Set task >>
All the data must come back unchanged, except that pictures are left out.

Dataset content >>
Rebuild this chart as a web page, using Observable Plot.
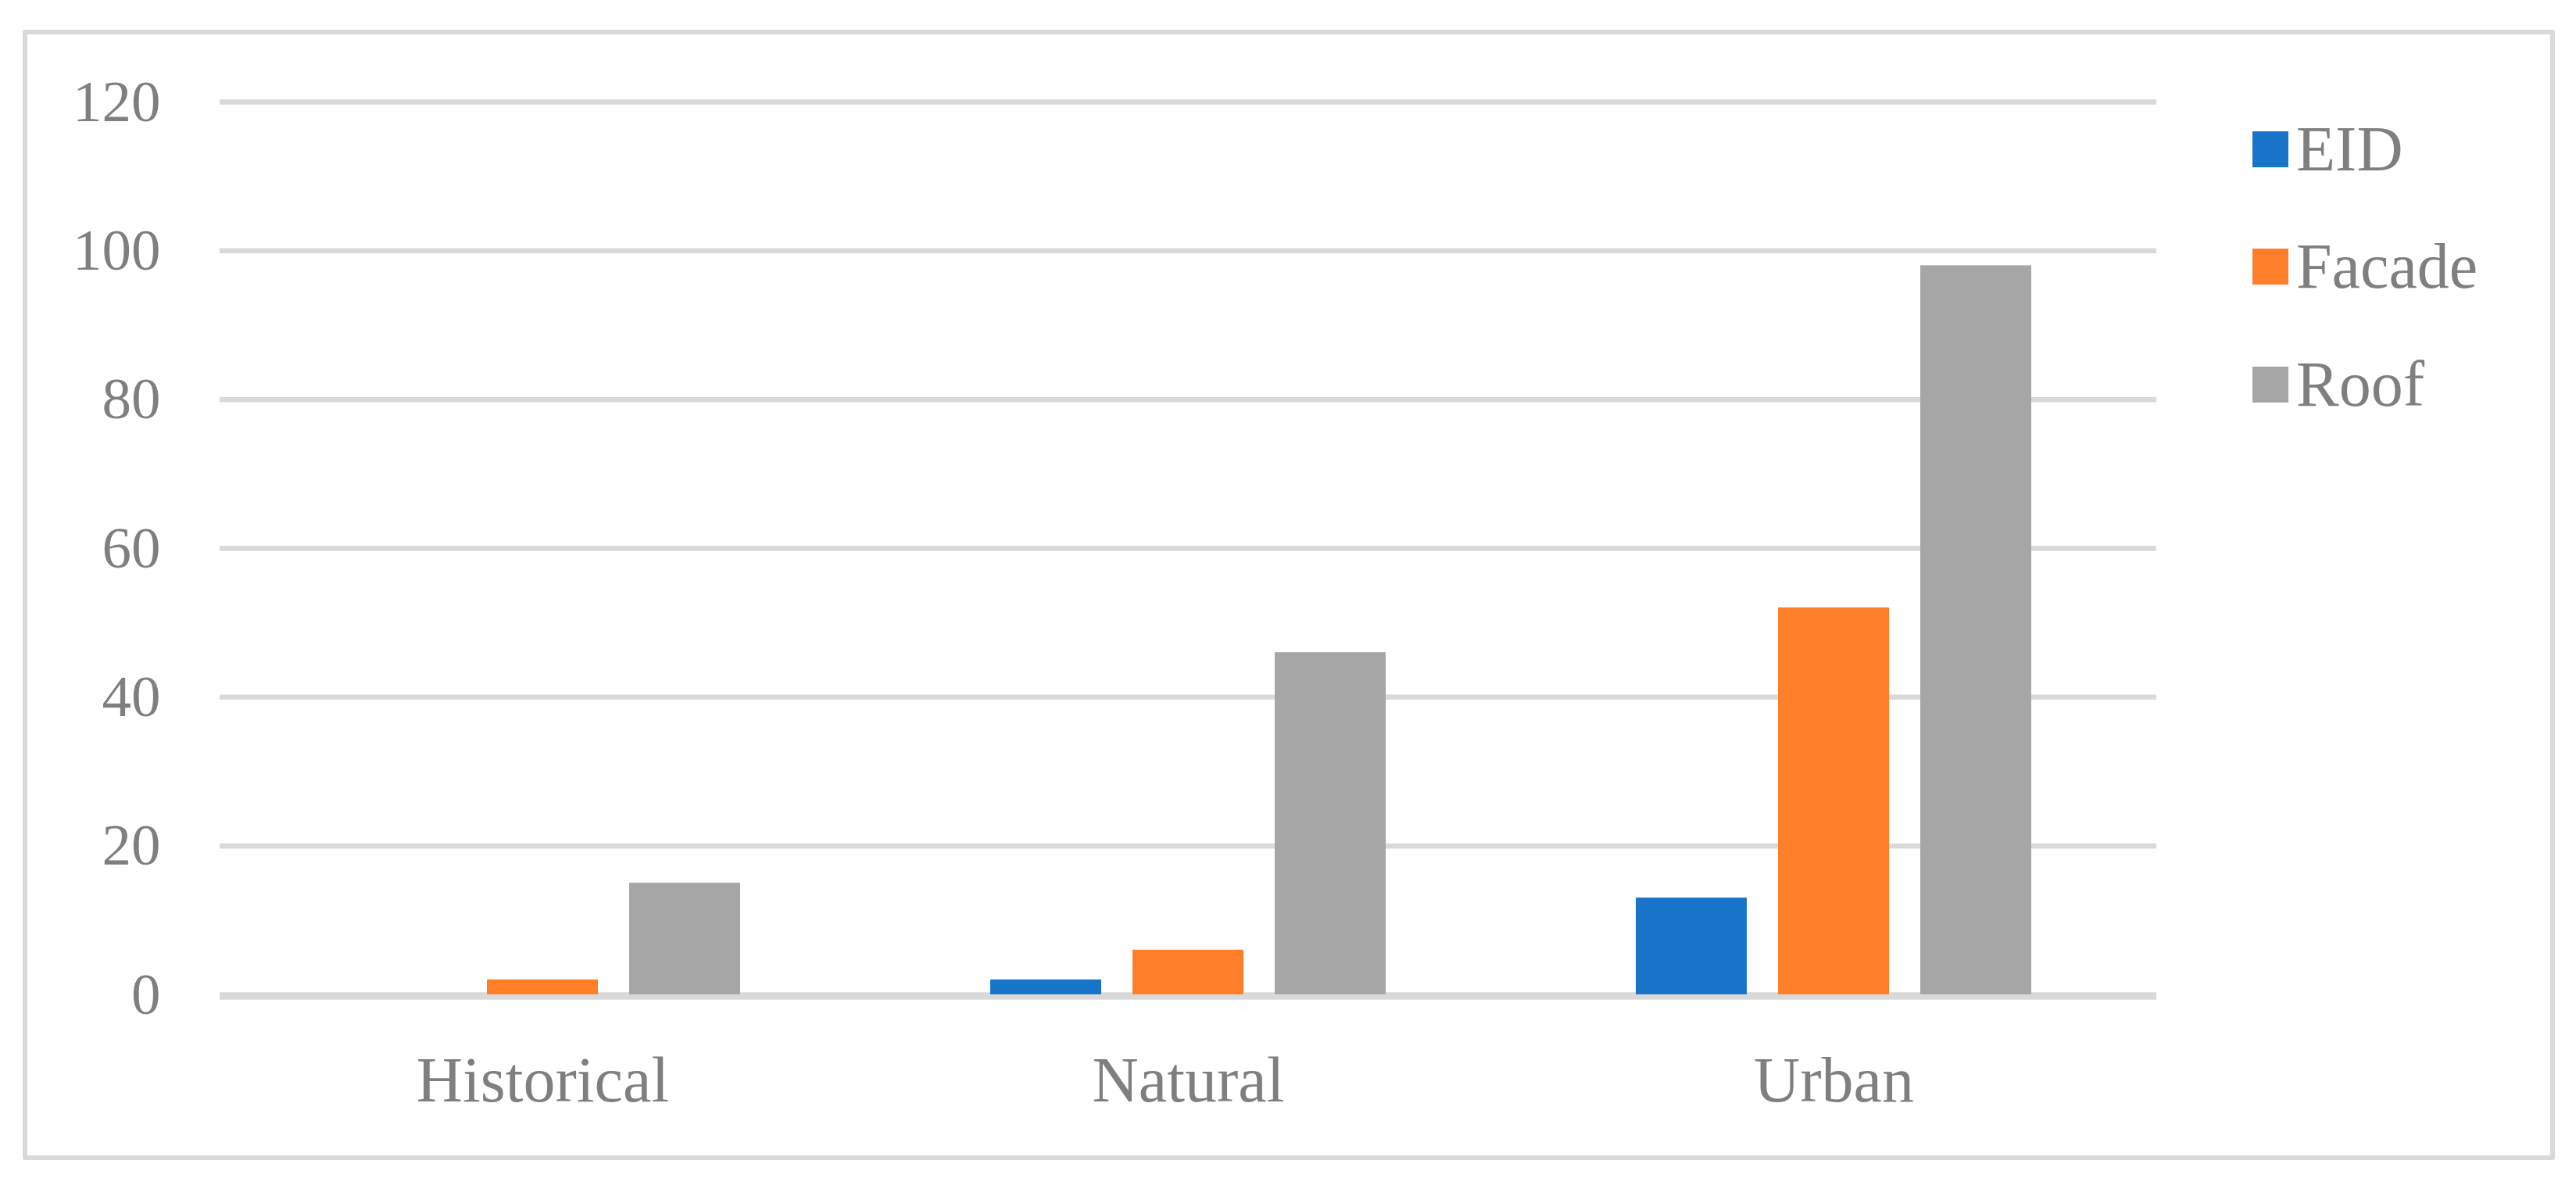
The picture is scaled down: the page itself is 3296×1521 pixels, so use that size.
<!DOCTYPE html>
<html>
<head>
<meta charset="utf-8">
<script src="https://cdn.jsdelivr.net/npm/d3@7"></script>
<script src="https://cdn.jsdelivr.net/npm/@observablehq/plot@0.6"></script>
<style>
  html, body { margin: 0; padding: 0; background: #fff; }
  #wrap { position: relative; width: 3296px; height: 1521px; overflow: hidden; }
  #frame { position: absolute; left: 29px; top: 38px; width: 3240px; height: 1446px;
           box-sizing: border-box; border: 6px solid #d9d9d9; border-radius: 3px; }
  #chart { position: absolute; left: 0; top: 0; }
  #legend { position: absolute; left: 2882px; top: 0; font-family: 'Liberation Serif', serif;
            font-size: 82px; color: #7f7f7f; }
  .item { position: absolute; left: 0; white-space: nowrap; display: flex; align-items: center; }
  .sw { width: 46px; height: 46px; margin-right: 10px; }
</style>
</head>
<body>
<div id="wrap">
  <div id="frame"></div>
  <div id="chart"></div>
  <div id="legend"></div>
</div>
<script>
const categories = ["Historical", "Natural", "Urban"];
const series = ["EID", "Facade", "Roof"];
const colors = ["#1874c8", "#fe7f27", "#a6a6a6"];
const eidValues = [0, 2, 13];
const facadeValues = [2, 6, 52];
const roofValues = [15, 46, 98];
const yTicks = [0, 20, 40, 60, 80, 100, 120];

const seriesValues = [eidValues, facadeValues, roofValues];
const data = [];
categories.forEach((c, i) => series.forEach((s, j) => data.push({category: c, series: s, value: seriesValues[j][i]})));

const W = 3296, H = 1521;
const chart = Plot.plot({
  width: W,
  height: H,
  marginLeft: 280,
  marginRight: W - 2760,
  marginTop: 130,
  marginBottom: H - 1272,
  style: {fontFamily: "'Liberation Serif', serif", fontSize: "82px", color: "#7f7f7f", background: "transparent"},
  fx: {domain: categories, padding: 0, label: null, axis: "bottom", tickSize: 0, tickPadding: 78},
  x: {domain: series, axis: null, paddingInner: 0.219, paddingOuter: 0.869},
  y: {domain: [0, 120], ticks: yTicks, tickSize: 0, tickPadding: 76, label: null, axis: "left"},
  color: {domain: series, range: colors},
  marks: [
    Plot.ruleY(yTicks, {stroke: "#d9d9d9", strokeWidth: 6.5}),
    Plot.barY(data, {fx: "category", x: "series", y: "value", fill: "series"}),
    Plot.ruleY([0], {stroke: "#d9d9d9", strokeWidth: 6.5, dy: 3})
  ]
});
chart.querySelectorAll("[aria-label='y-axis tick label'] text, g[aria-label='y-axis tick label']").forEach(el => el.setAttribute("font-size", "75"));
document.getElementById("chart").appendChild(chart);

const legend = document.getElementById("legend");
const legendY = [191, 341, 492];
series.forEach((s, i) => {
  const item = document.createElement("div");
  item.className = "item";
  item.style.top = (legendY[i] - 50) + "px";
  item.style.height = "100px";
  const sw = document.createElement("div");
  sw.className = "sw";
  sw.style.background = colors[i];
  const t = document.createElement("span");
  t.textContent = s;
  item.appendChild(sw);
  item.appendChild(t);
  legend.appendChild(item);
});
</script>
</body>
</html>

Result for this exercise >>
Rebuild this chart as a web page, using Observable Plot.
The picture is scaled down: the page itself is 3296×1521 pixels, so use that size.
<!DOCTYPE html>
<html>
<head>
<meta charset="utf-8">
<script src="https://cdn.jsdelivr.net/npm/d3@7"></script>
<script src="https://cdn.jsdelivr.net/npm/@observablehq/plot@0.6"></script>
<style>
  html, body { margin: 0; padding: 0; background: #fff; }
  #wrap { position: relative; width: 3296px; height: 1521px; overflow: hidden; }
  #frame { position: absolute; left: 29px; top: 38px; width: 3240px; height: 1446px;
           box-sizing: border-box; border: 6px solid #d9d9d9; border-radius: 3px; }
  #chart { position: absolute; left: 0; top: 0; }
  #legend { position: absolute; left: 2882px; top: 0; font-family: 'Liberation Serif', serif;
            font-size: 82px; color: #7f7f7f; }
  .item { position: absolute; left: 0; white-space: nowrap; display: flex; align-items: center; }
  .sw { width: 46px; height: 46px; margin-right: 10px; }
</style>
</head>
<body>
<div id="wrap">
  <div id="frame"></div>
  <div id="chart"></div>
  <div id="legend"></div>
</div>
<script>
const categories = ["Historical", "Natural", "Urban"];
const series = ["EID", "Facade", "Roof"];
const colors = ["#1874c8", "#fe7f27", "#a6a6a6"];
const eidValues = [0, 2, 13];
const facadeValues = [2, 6, 52];
const roofValues = [15, 46, 98];
const yTicks = [0, 20, 40, 60, 80, 100, 120];

const seriesValues = [eidValues, facadeValues, roofValues];
const data = [];
categories.forEach((c, i) => series.forEach((s, j) => data.push({category: c, series: s, value: seriesValues[j][i]})));

const W = 3296, H = 1521;
const chart = Plot.plot({
  width: W,
  height: H,
  marginLeft: 280,
  marginRight: W - 2760,
  marginTop: 130,
  marginBottom: H - 1272,
  style: {fontFamily: "'Liberation Serif', serif", fontSize: "82px", color: "#7f7f7f", background: "transparent"},
  fx: {domain: categories, padding: 0, label: null, axis: "bottom", tickSize: 0, tickPadding: 78},
  x: {domain: series, axis: null, paddingInner: 0.219, paddingOuter: 0.869},
  y: {domain: [0, 120], ticks: yTicks, tickSize: 0, tickPadding: 76, label: null, axis: "left"},
  color: {domain: series, range: colors},
  marks: [
    Plot.ruleY(yTicks, {stroke: "#d9d9d9", strokeWidth: 6.5}),
    Plot.barY(data, {fx: "category", x: "series", y: "value", fill: "series"}),
    Plot.ruleY([0], {stroke: "#d9d9d9", strokeWidth: 6.5, dy: 3})
  ]
});
chart.querySelectorAll("[aria-label='y-axis tick label'] text, g[aria-label='y-axis tick label']").forEach(el => el.setAttribute("font-size", "75"));
document.getElementById("chart").appendChild(chart);

const legend = document.getElementById("legend");
const legendY = [191, 341, 492];
series.forEach((s, i) => {
  const item = document.createElement("div");
  item.className = "item";
  item.style.top = (legendY[i] - 50) + "px";
  item.style.height = "100px";
  const sw = document.createElement("div");
  sw.className = "sw";
  sw.style.background = colors[i];
  const t = document.createElement("span");
  t.textContent = s;
  item.appendChild(sw);
  item.appendChild(t);
  legend.appendChild(item);
});
</script>
</body>
</html>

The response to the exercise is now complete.